Mendeleev’s Periodic Law earned universal recognition as one of the pillars of theoretic chemistry after the discovery of elements he had predicted - gallium (Ga, 31st element) in France in 1875, scandium (Sc, 21st) in Sweden in 1879, and germanium (Ge, 32nd) in Germany in 1886.
The Royal Society of London awarded the Davy Medal to Dmitry Mendeleev for his accomplishment in 1882.
Periodic table
Mendeleev’s periodic law has undergone certain changes and been complemented by new elements, including artificially synthesized ones. All in all, more than 500 versions of it have been published. Two are the most widely spread ones: the short version (has eight groups, horizontal rows of elements) and the long version (18 rows). In 1989, the International Union of Pure and Applied Chemistry, IUPAC) recommended the long version. In the modern system, the elements are arranged in a two-dimensional table, in which each column (group) represents the basic physical and chemical properties, and the rows are periods of elements largely similar to each other.
As at the beginning of 2019, the Periodic Table listed 118 chemical elements (the last three were added in 2016). The names of some are related with Russia. Ruthenium (Ru) is one of the ways of spelling Russia in Latin. Dubnium (Db) was calledin honor of the research cluster Dubna; Moscovium (Mc), in honor of the Moscow Region where the United Institute for Nuclear Research is located; Mendelevium (Md), in honor of Dmitry Mendeleev; Oganesson (Og), in honor of physicist Yuri Oganesian; Samarium (Sm), in honor of Russian mining engineer Vasily Samarsky-Bykhovets; and Flerovium (Fl) in honor of Soviet nuclear physicist Georgy Flerov.
The Periodic Table played an important role in studying the properties of chemical elements and expanding the knowledge of the structure of matter. It serves as the scientific basis for teaching general and inorganic chemistry and also nuclear physics.
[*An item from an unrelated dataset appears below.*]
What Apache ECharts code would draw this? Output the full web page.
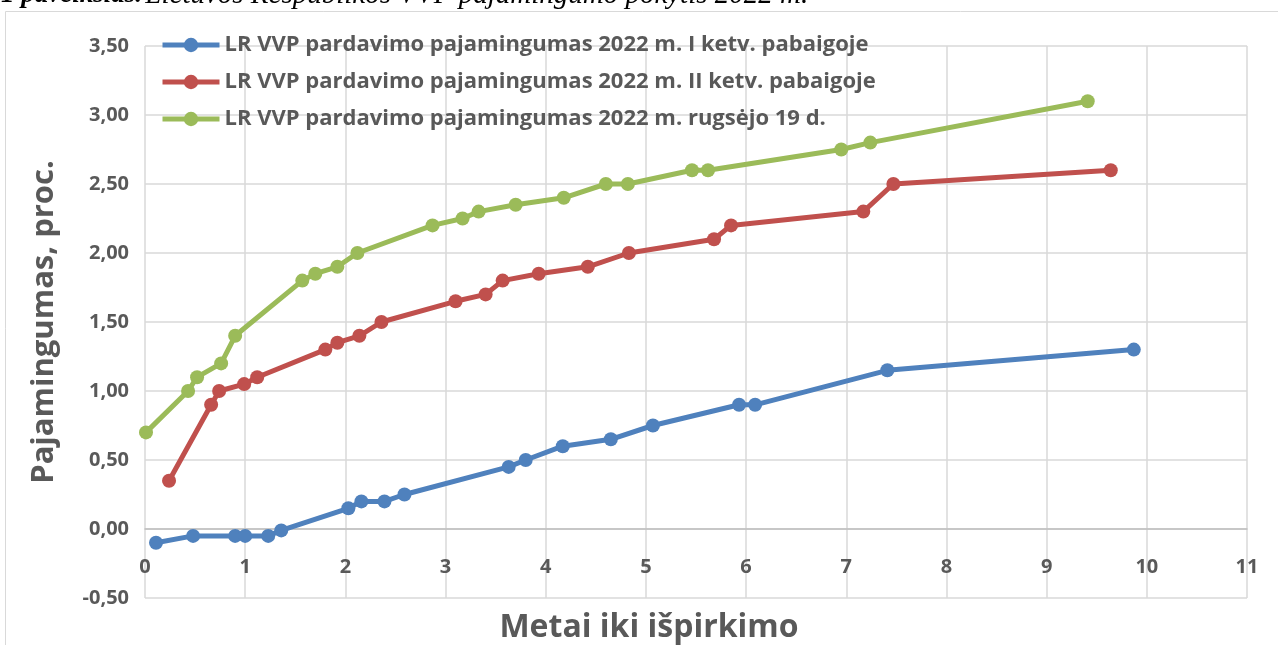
<!DOCTYPE html>
<html>
<head>
<meta charset="utf-8">
<script src="https://cdn.jsdelivr.net/npm/echarts@6/dist/echarts.min.js"></script>
<style>
  html, body { margin: 0; padding: 0; background: #fff; }
  #chart { width: 1278px; height: 645px; }
</style>
</head>
<body>
<div id="chart"></div>
<script>
// pajamingumas pagal metus iki išpirkimo
const seriesNames = [
  'LR VVP pardavimo pajamingumas 2022 m. I ketv. pabaigoje',
  'LR VVP pardavimo pajamingumas 2022 m. II ketv. pabaigoje',
  'LR VVP pardavimo pajamingumas 2022 m. rugsėjo 19 d.',
];
const q1Years = [0.11, 0.48, 0.90, 1.00, 1.23, 1.36, 2.03, 2.16, 2.39, 2.59, 3.63, 3.80, 4.17, 4.65, 5.07, 5.93, 6.09, 7.41, 9.87];
const q1Yield = [-0.10, -0.05, -0.05, -0.05, -0.05, -0.01, 0.15, 0.20, 0.20, 0.25, 0.45, 0.50, 0.60, 0.65, 0.75, 0.90, 0.90, 1.15, 1.30];
const q2Years = [0.24, 0.66, 0.74, 0.99, 1.12, 1.80, 1.92, 2.14, 2.36, 3.10, 3.40, 3.57, 3.93, 4.42, 4.83, 5.68, 5.85, 7.17, 7.47, 9.64];
const q2Yield = [0.35, 0.90, 1.00, 1.05, 1.10, 1.30, 1.35, 1.40, 1.50, 1.65, 1.70, 1.80, 1.85, 1.90, 2.00, 2.10, 2.20, 2.30, 2.50, 2.60];
const sepYears = [0.01, 0.43, 0.52, 0.76, 0.90, 1.57, 1.70, 1.92, 2.12, 2.87, 3.17, 3.33, 3.70, 4.18, 4.60, 4.82, 5.46, 5.62, 6.95, 7.24, 9.41];
const sepYield = [0.70, 1.00, 1.10, 1.20, 1.40, 1.80, 1.85, 1.90, 2.00, 2.20, 2.25, 2.30, 2.35, 2.40, 2.50, 2.50, 2.60, 2.60, 2.75, 2.80, 3.10];
const yMin = -0.5;
const yMax = 3.5;
const colors = ['#4f81bd', '#c0504d', '#9bbb59'];

const pairs = (xs, ys) => xs.map((x, i) => [x, ys[i]]);
const lines = [pairs(q1Years, q1Yield), pairs(q2Years, q2Yield), pairs(sepYears, sepYield)];

const font = '"Open Sans", sans-serif';
const myChart = echarts.init(document.getElementById('chart'));

const option = {
  animation: false,
  color: colors,
  graphic: [
    {
      type: 'rect',
      shape: { x: 5.5, y: 11.5, width: 1300, height: 700 },
      style: { fill: 'none', stroke: '#d9d9d9', lineWidth: 1 },
      silent: true,
    },
    {
      type: 'text',
      left: 1,
      top: -19,
      style: {
        text: '{b|1 paveikslas.} {i|Lietuvos Respublikos VVP pajamingumo pokytis 2022 m.}',
        rich: {
          b: { font: 'italic bold 27px "Liberation Serif", serif', fill: '#000' },
          i: { font: 'italic 29px "Liberation Serif", serif', fill: '#000' },
        },
      },
    },
  ],
  grid: {
    left: 145,
    right: 31,
    top: 46,
    bottom: 47,
    outerBoundsMode: 'none',
  },
  legend: {
    orient: 'vertical',
    left: 155,
    top: 27,
    itemWidth: 57,
    itemHeight: 18,
    itemGap: 11,
    data: seriesNames,
    lineStyle: { width: 5 },
    textStyle: {
      fontFamily: font,
      fontWeight: 'bold',
      fontSize: 22,
      lineHeight: 26,
      color: '#595959',
    },
  },
  xAxis: {
    type: 'value',
    min: 0,
    max: 11,
    interval: 1,
    name: 'Metai iki išpirkimo',
    nameLocation: 'middle',
    nameGap: 83,
    nameTextStyle: {
      fontFamily: font,
      fontWeight: 'bold',
      fontSize: 32,
      color: '#595959',
      padding: [0, 94, 0, 0],
    },
    axisLine: { onZero: false, lineStyle: { color: '#bfbfbf', width: 1.5 } },
    axisTick: { show: false },
    axisLabel: { margin: 28, fontFamily: font, fontWeight: 'bold', fontSize: 20, color: '#595959' },
    splitLine: { lineStyle: { color: '#d9d9d9', width: 1.5 } },
  },
  yAxis: {
    type: 'value',
    min: yMin,
    max: yMax,
    interval: 0.5,
    name: 'Pajamingumas, proc.',
    nameLocation: 'middle',
    nameGap: 85,
    nameTextStyle: { fontFamily: font, fontWeight: 'bold', fontSize: 31, color: '#595959' },
    axisLine: { show: false, onZero: false },
    axisTick: { show: false },
    axisLabel: {
      margin: 16,
      fontFamily: font,
      fontWeight: 'bold',
      fontSize: 20,
      color: '#595959',
      formatter(v) {
        return v.toFixed(2).replace('.', ',');
      },
    },
    splitLine: { lineStyle: { color: '#d9d9d9', width: 1.5 } },
  },
  series: lines.map((data, i) => ({
    name: seriesNames[i],
    type: 'line',
    data,
    symbol: 'circle',
    symbolSize: 14,
    lineStyle: { width: 5 },
  })),
};

myChart.setOption(option);

// x ašis kerta y ties 0, kaip Excel
const zeroY = myChart.convertToPixel({ yAxisIndex: 0 }, 0);
const bottomY = myChart.convertToPixel({ yAxisIndex: 0 }, yMin);
myChart.setOption({ xAxis: { offset: zeroY - bottomY } });
</script>
</body>
</html>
Its first version, published on March 1, 1869, is kept at the D.I. Mendeleev Museum Archive at St. Petersburg University. The first version of the table made for demonstration in public (graphic image) at the request of Dmitry Mendeleev himself in 1876 can be seen in the Large Chemistry Lecture Hall of the Visileostrovsky Campus of the St. Petersburg University. A copy of the Periodic Table dated 1885 was discovered at the University of St. Andrews in Scotland in 2014.